Nuove tensioni si scaricano su Palazzo Lombardia. E non sono solo le fisiologiche scosse di assestamento del voto di domenica. Sul ponte di comando della Regione, mentre si avvicina la fine delle legislatura, la coabitazione fra presidente e vice sta diventando sempre più difficile. Il governatore Attilio Fontana, leghista, intende fare il bis, e vanta l'appoggio del centrodestra. Ma anche la sua vice Letizia Moratti ha sottoposto ai partiti la sua candidatura. Il dualismo crea un imbarazzo tale per cui una rottura non può più essere esclusa. Oggi esiste addirittura la possibilità che Moratti si veda ritirare le deleghe (è anche assessore alla Salute).

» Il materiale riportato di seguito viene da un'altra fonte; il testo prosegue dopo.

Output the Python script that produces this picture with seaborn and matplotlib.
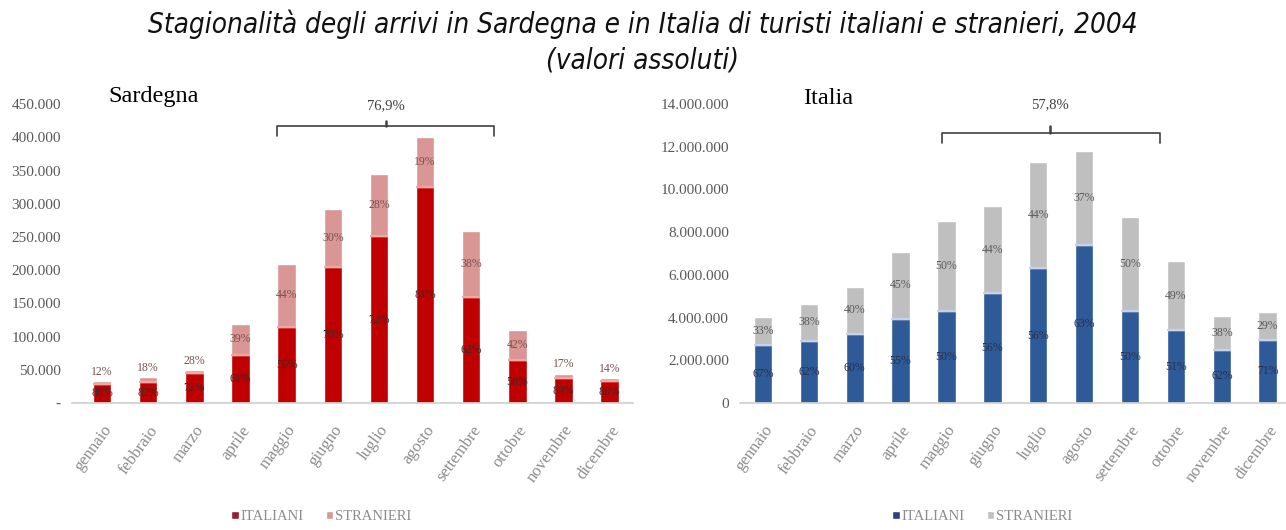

Dopo una sorta di «tregua elettorale», infatti, la dinamica è ripartita. Alle Regionali mancano solo 5 mesi, e per molti - certo - questa sarà «la partita della vita» come dice un big della Lega. Il Carroccio è in crisi, tuttavia non si può dire che le frizioni dipendano dall'esito delle Politiche. Certo, le urne hanno cambiato le carte in tavola. I rapporti di forza nel centrodestra si sono ribaltati e ora a «capotavola» starà FdI, con onori e oneri, compreso il potere di dire l'ultima parola sui candidati. FdI chiede da tempo che si dia «una risposta» alla Moratti, e ora che «dà le carte» potrà farlo. La vicepresidente, fra l'altro, è stata inserita anche in qualche toto-ministri. Qualcuno in FdI già lunedì sera ha chiesto una «candidatura forte», ma l'uscita non dev'essere letta come un «no» a Fontana, che è un uscente e ha doti di mediatore, rispettoso delle prerogative dei partiti. FdI ha fatto la voce grossa per segnalare la fine di un'epoca: l'«automatismo» per cui la Lombardia «tocca alla Lega», insomma, è roba del passato, ma ciò non significa che l'esperienza di Fontana sia necessariamente ai titoli di coda.
Quel che sembra al capolinea è il rapporto fra i due. Il presidente non ha mai alzato i toni, ma questo dualismo è imbarazzante e complica il lavoro. Negli ambienti vicini alla vicepresidente si prova a gettare acqua sul fuoco, sottolineando come lei aspetti solo «una risposta» dai partiti. Nel frattempo - si fa notare - prosegue l'organizzazione della sua «rete civica», che tuttavia viene letta come un lavorio interno al centrodestra. Un punto di partenza della sua candidatura, certo, ma da giocare dentro l'alveo della coalizione e non altrove.
Sullo sfondo, questa sì legata alle difficoltà leghiste di Matteo Salvini,
resta l'ipotesi di un atterraggio a Palazzo Lombardia di Giancarlo Giorgetti, ministro uscente (difficilmente riconfermabile), «eminenza grigia» della Lega e punto di riferimento di una fronda nordista critica col «Capitano».